The US dollar is winding down the week on a firm note, but still in a consolidative mode. The euro and yen and Australian dollar are well within yesterday’s ranges while sterling and the Canadian dollar pushing through yesterday’s lows.
Asian shares were mostly higher, though Chinese markets closed with slight losses. The MSCI Asia-Pacific Index rose (~0.7%) for a third session and secured a 2% gain for the week. European bourses are seeing some profit-taking ahead of the weekend, which trims their weekly gain. The Dow Jones 600 is off about 0.2% and is up 3% on the week. Today’s small loss reflects a divided market. Health care and utilities are leading on the upside while energy and telecom are the largest drags. Benchmark 10-year bond yields are mostly a couple of basis points lower while the short-end is flat.
The G7 Summit has come and gone. The language of the final statement looked a touch softer, omitting Abe’s warning of Lehman-like risks. Still, officials recognized downside risk to the world economy. Although there were some platitudes toward policy coordination, investors will have to wait to see what this means, if anything, in practice.
One outstanding issue remains. Will Japan go ahead with the sales tax increase planned for next year? Through at least last week’s finance ministers and central bankers G7 meeting, the Abe Administration was signaling it would. However, reports now suggest that by playing up the risks of a crisis, Abe will announce a postponement of the tax increase, perhaps as a part of a larger fiscal program.

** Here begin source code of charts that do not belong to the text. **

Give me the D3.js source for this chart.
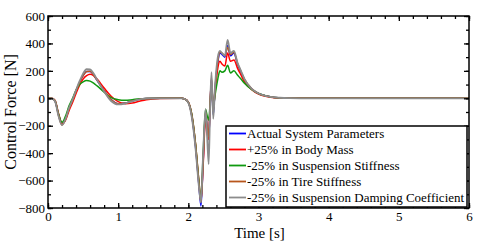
<!DOCTYPE html>
<html><head><meta charset="utf-8">
<script src="https://cdn.jsdelivr.net/npm/d3@7"></script>
<style>body{margin:0;background:#fff}svg{display:block}text{font-family:"Liberation Serif","Times New Roman",serif;fill:#000}</style>
</head><body>
<svg id="c" width="480" height="241"></svg>
<script>
const time = [0,0.05,0.1,0.15,0.2,0.25,0.3,0.35,0.4,0.45,0.5,0.55,0.6,0.65,0.7,0.8,0.9,1.0,1.1,1.2,1.3,1.4,1.6,1.9,1.95,2.0,2.05,2.1,2.15,2.18,2.21,2.245,2.27,2.29,2.31,2.33,2.355,2.38,2.42,2.45,2.48,2.52,2.56,2.6,2.65,2.7,2.75,2.8,2.9,3.0,3.1,3.2,3.3,3.45,3.6,3.75,6];
const actual = [0,0,-20,-120,-185,-150,-75,-15,55,115,165,195,195,170,130,55,-10,-40,-35,-20,-8,-2,0,0,-5,-30,-130,-340,-630,-785,-480,-110,-220,-300,-60,140,-120,60,260,330,320,300,385,310,330,250,190,135,70,35,18,8,4,1,0,0,0];
const bodyMass = [0,0,-15,-110,-185,-160,-90,-30,35,95,140,165,175,165,140,75,15,-25,-40,-35,-22,-10,-2,0,-5,-28,-120,-320,-600,-750,-500,-150,-260,-300,-40,120,-80,40,220,270,250,235,330,270,280,220,170,120,65,30,15,6,3,1,0,0,0];
const suspStiff = [0,0,-18,-115,-175,-130,-55,0,60,100,120,130,125,110,90,45,5,-10,-15,-10,-4,-1,0,0,-5,-30,-120,-320,-600,-740,-420,-80,-130,-160,-40,90,-60,20,140,200,190,200,240,185,200,170,140,110,65,35,18,8,4,1,0,0,0];
const tireStiff = [0,0,-20,-125,-195,-155,-75,-15,55,115,165,195,198,170,130,55,-10,-40,-35,-20,-8,-2,0,0,-5,-30,-130,-330,-620,-760,-470,-100,-210,-280,-50,150,-100,70,270,335,330,310,370,320,335,255,195,140,72,36,18,8,4,1,0,0,0];
const damping = [0,0,-22,-130,-195,-150,-70,-10,60,125,180,212,210,180,135,50,-20,-45,-38,-22,-8,-2,0,0,-5,-32,-140,-350,-640,-760,-420,-80,-300,-480,-80,190,-150,80,300,345,330,310,425,330,345,260,200,140,70,35,18,8,4,1,0,0,0];
const seriesNames = ["Actual System Parameters","+25% in Body Mass","-25% in Suspension Stiffness","-25% in Tire Stiffness","-25% in Suspension Damping Coefficient"];
const seriesValues = [actual, bodyMass, suspStiff, tireStiff, damping];
const colors = ["#0000ff","#ff0000","#109a10","#b8561c","#8c8c8c"];
const xTicks = [0,1,2,3,4,5,6];
const yTicks = [600,400,200,0,-200,-400,-600,-800];

const svg = d3.select("#c");
const L=48, R=469, T=16, B=208;
const x = d3.scaleLinear().domain([0,6]).range([L,R]);
const y = d3.scaleLinear().domain([-800,600]).range([B,T]);

const g = svg.append("g");
svg.append("clipPath").attr("id","cp").append("rect").attr("x",L).attr("y",T).attr("width",R-L).attr("height",B-T);
const line = d3.line().x((d,i)=>x(time[i])).y(d=>y(d)).curve(d3.curveMonotoneX);
seriesValues.forEach((vals,k)=>{
  g.append("path").datum(vals).attr("d",line).attr("fill","none")
   .attr("stroke",colors[k]).attr("stroke-width",k===4?1.8:1.5).attr("clip-path","url(#cp)");
});

const minorX = d3.range(0,6.001,0.2), minorY = d3.range(-800,601,100);
function addAxis(axisGen, tr){ return svg.append("g").attr("transform",tr).call(axisGen); }
const ax = [
  addAxis(d3.axisBottom(x).tickValues(minorX).tickSize(-3).tickFormat(""), `translate(0,${B})`),
  addAxis(d3.axisBottom(x).tickValues(xTicks).tickSize(-5).tickPadding(4).tickFormat(d3.format("d")), `translate(0,${B})`),
  addAxis(d3.axisTop(x).tickValues(minorX).tickSize(-3).tickFormat(""), `translate(0,${T})`),
  addAxis(d3.axisTop(x).tickValues(xTicks).tickSize(-5).tickFormat(""), `translate(0,${T})`),
  addAxis(d3.axisLeft(y).tickValues(minorY).tickSize(-3).tickFormat(""), `translate(${L},0)`),
  addAxis(d3.axisLeft(y).tickValues(yTicks).tickSize(-5).tickPadding(3).tickFormat(d3.format("d")), `translate(${L},0)`),
  addAxis(d3.axisRight(y).tickValues(minorY).tickSize(-3).tickFormat(""), `translate(${R},0)`),
  addAxis(d3.axisRight(y).tickValues(yTicks).tickSize(-5).tickFormat(""), `translate(${R},0)`)
];
ax.forEach(a=>{a.select(".domain").remove(); a.attr("font-family",null); a.selectAll("line").attr("stroke","#000").attr("stroke-width",1.3);
  a.selectAll("text").style("font-family","'Liberation Serif', serif").style("font-size","13px").attr("fill","#000");});
svg.append("rect").attr("x",L).attr("y",T).attr("width",R-L).attr("height",B-T).attr("fill","none").attr("stroke","#000").attr("stroke-width",1.5);

svg.append("text").attr("x",(L+R)/2+1).attr("y",238).attr("text-anchor","middle").style("font-size","15px").text("Time [s]");
svg.append("text").attr("transform",`translate(16,${(T+B)/2}) rotate(-90)`).attr("text-anchor","middle").style("font-size","16px").text("Control Force [N]");

const lg = svg.append("g");
lg.append("rect").attr("x",226).attr("y",126).attr("width",241).attr("height",81).attr("fill","#fff").attr("stroke","#000").attr("stroke-width",1.5);
seriesNames.forEach((n,k)=>{
  const yy = 133.5 + k*16;
  lg.append("line").attr("x1",229).attr("x2",246).attr("y1",yy).attr("y2",yy).attr("stroke",colors[k]).attr("stroke-width",1.8);
  lg.append("text").attr("x",247).attr("y",yy+4.5).style("font-size","13px").text(n);
});
</script>
</body></html>
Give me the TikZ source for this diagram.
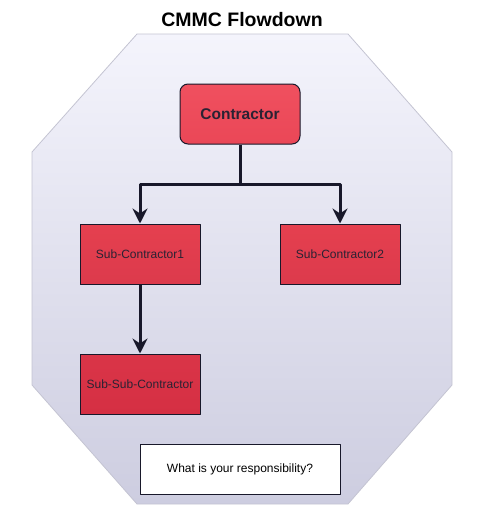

Japan reported new CPI figures earlier today. They were largely in line with expectations. The headline rate fell 0.3% year-over-year after 0.1% decline in March. Excluding fresh food and energy, prices fell 0.3% year-over-year, the same rate as in March. If all food and energy were excluded, prices rose at a steady 0.7% pace. A different measure, which excludes fresh food and energy, shows prices rose 0.9%, slowing from 1.1% in March. It finished last year at a 1.3% pace, the peak (thus far).
The takeaway here is that Japanese price pressures appear to be either steady at low levels or actually moving in the wrong direction. This keeps many observers looking for more action from the BOJ. Although it meets in the middle of next month, the July meeting seems favored.
Activity in the European session is subdued. There may be more interest with US economic data today. The main feature is Yellen’s speech at Harvard’s Radcliffe Day at 1:15 PM ET. Her comments are particularly important because many recall her speech two months ago in NY, where she put the kibosh on the talk from several regional presidents about an April hike.
However, even though some are expecting her to be dovish again, we think the risks lie in the other direction. If anything, she confirms that conditions for another rate hike are nearly in place. There are two things that are different this time. First, Dudley confirmed that a June-July rate hike looked appropriate. For Yellen to lean in the opposite direction now strikes us as unprecedented. Second, it is not just the regional presidents, but Fed Governor Powell also was on message.
That said, we see asymmetrical risk. Confirmation of what is already understood might not create a strong market reaction even if it was not ahead of a long holiday weekend for the UK and US. As intimated, the market would likely respond stronger if Yellen was, in fact, dovish and contradicted the NY Fed President and a Governor. The dollar would suffer quickly (more than it would rise on reiterating what has already been said).
The US data includes a revision to Q1 GDP, which will include an estimate for Q1 corporate profits for the first time, and University of Michigan’s final May reading of consumer sentiment. Although there are still those, who argue that the US is headed for a recession, and may even see a fall in corporate profits as another tell, GDP numbers are strengthening. Q1 GDP is likely to be revised up from the 0.5% initial estimate to something closer to 1.0%. It is still poor, just not as poor, and it underscores unreliability of the initial estimate.
Meanwhile, more important than the past Q1 is the current Q2. Estimates for growth have been increasing. The Atlanta Fed’s GDPNow tracker now stands at 2.9% SAAR. Private investment could be a small contributor rather than a drag on growth, and net exports may be less of a drag, according to the data released in recent days. Next week’s employment data are the focus, but strike activity may obscure the trends while consumption data including April PCE and May auto sales may be ultimately more important.
Polish central bank releases minutes. Despite concerns that the new MPC would be really dovish, the bank has keep rates steady all year. A new central bank chief (Glapinski) will be in place next month, and markets will be watching to see how dovish he leans. Last week, he said borrowing costs are at the “right” level and that further easing would pose risks to financial stability.
Colombian central bank is expected to hike rates 25 bp to 7.25%. However, the market is split. Of the 32 analysts polled by Bloomberg, 3 see a 50 bp hike, 23 see a 25 bp hike, and 6 see no hike. CPI rose 7.9% y/y in April, well above the 2-4% target range and justifying another rate hike. Finance Minister Cardenas shows little concern about a weaker peso, though it poses some upside risks to inflation.